Jürgen Scheffran, Professor of Geography at the University of Hamburg Center for Earth System Research and Sustainability

  • Complex Crisis Landscapes and Climate Risk Governance: Challenges for European Stability and Transformation – The end of the Cold War was followed by disorder and transformation. Fractal and fragile crisis landscapes include the global and Greek economic crisis; the Arab Spring; wars in Iraq, Afghanistan, Libya and Syria; the civil war in Ukraine; refugee crisis; terror attacks; nationalist movements; Brexit, and consequences of the US election. Multi-level conflicts are interrelated through global connectors such as financial markets, infrastructures and supply chains; media and social networks; communication and transportation systems; resource flows and climate change. Environmental and climate changes have become driving forces in the Anthropocene and risk multipliers that impose stress on natural resources, human security and societal stability; affect the availability of water, food, energy, health and wealth; challenge vulnerable infrastructures and networks; interfere with economic and financial crises; contribute to instability, environmental migration and violent conflict. Challenges to European stability, transformation and governance are discussed, with focus on Mediterranean and Arctic regions.

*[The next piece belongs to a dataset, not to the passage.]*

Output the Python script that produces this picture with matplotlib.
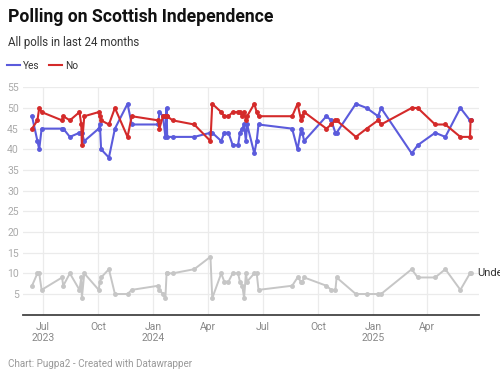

Don Wuebbles, Harry E. Preble Professor of Atmospheric Science and affiliate professor in the Departments of Civil and Environmental Engineering and in Electrical and Computer Engineering at the University of Illinois at Urbana-Champaign

  • Our Changing Climate: One of the Most Important Issues of the 21st Century – The science is clear that the Earth’s climate, including that of the United States, is changing, changing much more rapidly than occurs naturally, and it is happening primarily because of human activities, especially from land use change and use of fossil fuels. Evidence for a changing climate abounds, from the top of the atmosphere to the depths of the oceans. Documented changes include surface, atmospheric, and oceanic temperatures; melting glaciers; disappearing snow cover; shrinking sea ice; and rising sea level. Storms are changing in intensity, precipitation patterns are altering, and the occurrence of droughts is shifting. Humanity is already feeling the effects of the changes in extreme weather and in sea level rise. Many sectors of our society are being affected, including threats on human health and well-being. Responding to climate change is imperative, our choices are mitigation, adaptation, or suffering. We are currently doing some of all three.

 

Bernadette Montanari, EU Marie-Curie Fellow Visiting Scholar at the Social Dimensions of Environmental Policy (SDEP) at the Department of Geography & GIS and the International Institute of Social Sciences in the Netherlands

  • Shifting Priorities or Perpetuating The Cycle: The Case of the Excluded Rural Women of the Green Moroccan Plan – Despite major funding from the international funding agencies to address the issues of poverty, illiteracy, social exclusion and gender inequality, Morocco still struggles to integrate rural women in socio-economic development. The latest attempt is the Green Moroccan Plan (GMP) and its second pillar that seeks to integrate small traditional agriculture into a market economy. In particular, it stipulates the creation of income generating activities (IGA) through cooperative-like structures for women. While the government is advocating -through a complex top-down institutional framework-, attention to women’s integration in participation, decision-making, capacity building and autonomy at household and community level, rural women remain on the margin of development initiatives. In this paper, I seek to demonstrate that the government standardised strategies to include rural women into development do not function. A new tailored form of “initiative” based on shifting the priorities to encompass women’s social organisation, and other community socio-cultural attributes is timely.